Mobility Award 2012 winners
Apiparn Borisuit and Michael Jon Mattle are the co-winners of the EDCE PhD Mobility Award and have received CHF 2'000.- each.
Apiparn Borisuit's project description:
My thesis aims to effectively assess the impact of light on visual comfort including both visual and non-image forming effects. It will contribute to improve the well-being of building occupants and thus providing a more comprehensive scientific and practical base for “healthy lighting” at workplaces. In order to assess the distribution of environmental light, its intensity and spectral composition, we use a novel high dynamic range luminance-meter for dynamic luminance mapping and glare risk assessments. The sojourn within the Windows and Daylighting Group of Lawrence Berkeley National Laboratory (LBNL; CA United States) will provide the opportunity to investigate several luminous distributions under different daylighting conditions and compare the corresponding experimental results with computer simulations. The research will be useful not only for my thesis but also for future projects in the energy efficiency and human perception domains.

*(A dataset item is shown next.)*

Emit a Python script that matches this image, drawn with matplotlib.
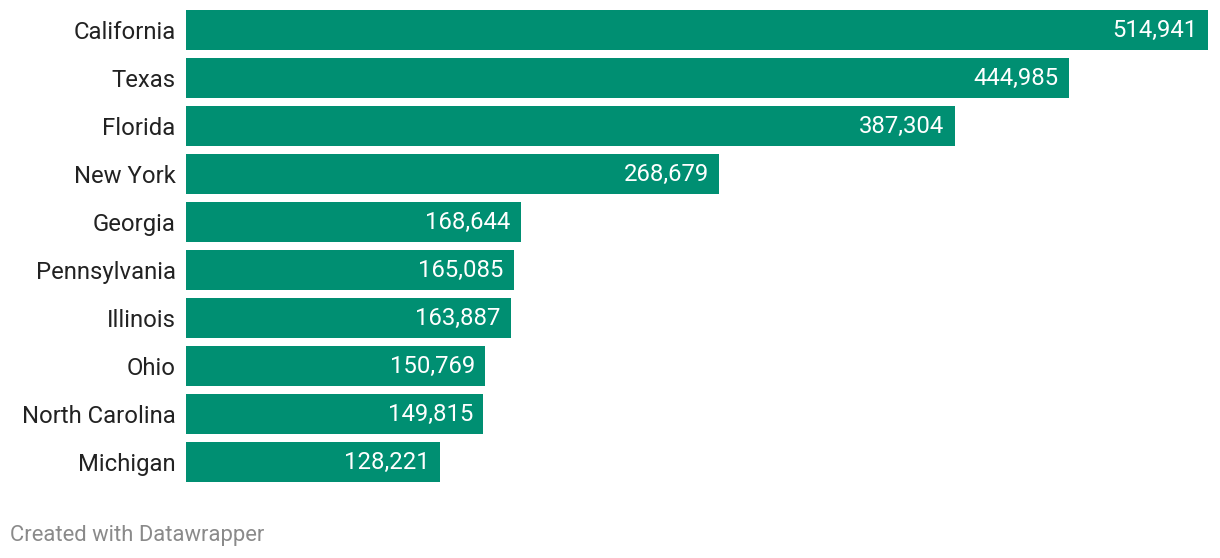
import matplotlib.pyplot as plt

states = ['California', 'Texas', 'Florida', 'New York', 'Georgia', 'Pennsylvania',
          'Illinois', 'Ohio', 'North Carolina', 'Michigan']
values = [514941, 444985, 387304, 268679, 168644, 165085, 163887, 150769, 149815, 128221]

bar_color = '#008f72'
plt.rcParams['font.family'] = ['Roboto', 'DejaVu Sans']

fig = plt.figure(figsize=(12.2, 5.58), dpi=100)
# axes placed to match pixel layout: 48px per row, bars 40px tall starting at y=10
ax = fig.add_axes([186 / 1220, 1 - 486 / 558, 1022 / 1220, 480 / 558])

ypos = list(range(len(states)))
ax.barh(ypos, values, height=40 / 48, color=bar_color)
ax.set_xlim(0, max(values))
ax.set_ylim(len(states) - 0.5, -0.5)

ax.set_yticks(ypos)
ax.set_yticklabels(states, fontsize=17.2, color='#222222')
ax.tick_params(axis='y', length=0, pad=7.5)
ax.set_xticks([])
for s in ax.spines.values():
    s.set_visible(False)

for y, v in zip(ypos, values):
    ax.annotate(f'{v:,}', (v, y), xytext=(-7.5, 0), textcoords='offset points',
                ha='right', va='center', color='white', fontsize=17.2)

fig.text(10 / 1220, 1 - 535 / 558, 'Created with Datawrapper', color='#8a8a8a',
         fontsize=15.8, va='center', ha='left')

fig.savefig('out.png', dpi=100)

Michael Jon Mattle's project description:
Most common water treatment methods are not suitable or affordable for developing countries. Therefore, there exists a tremendous need for effective, low-cost methods. The goal of this project is to estimate inactivation kinetics of viruses in waste stabilisation ponds, a low-cost method which is already widely applied in developing countries. In particular, I will study sunlight mediated processes that lead to damage to viral genomes and proteins. Collaboration with Prof. D. Vione at Università degli Studi di Torino will be of fundamental help to achieve this ambitious objective. He has both the necessary equipment and experience to individually analyze the key oxidation processes that lead to inactivation in waste stabilization ponds. Additionally, he developed an already well-established modelling tool for organic pollutant degradation in surface waters. This model will be modified for our purposes once we experimentally determined the relevant disinfection rates for viruses.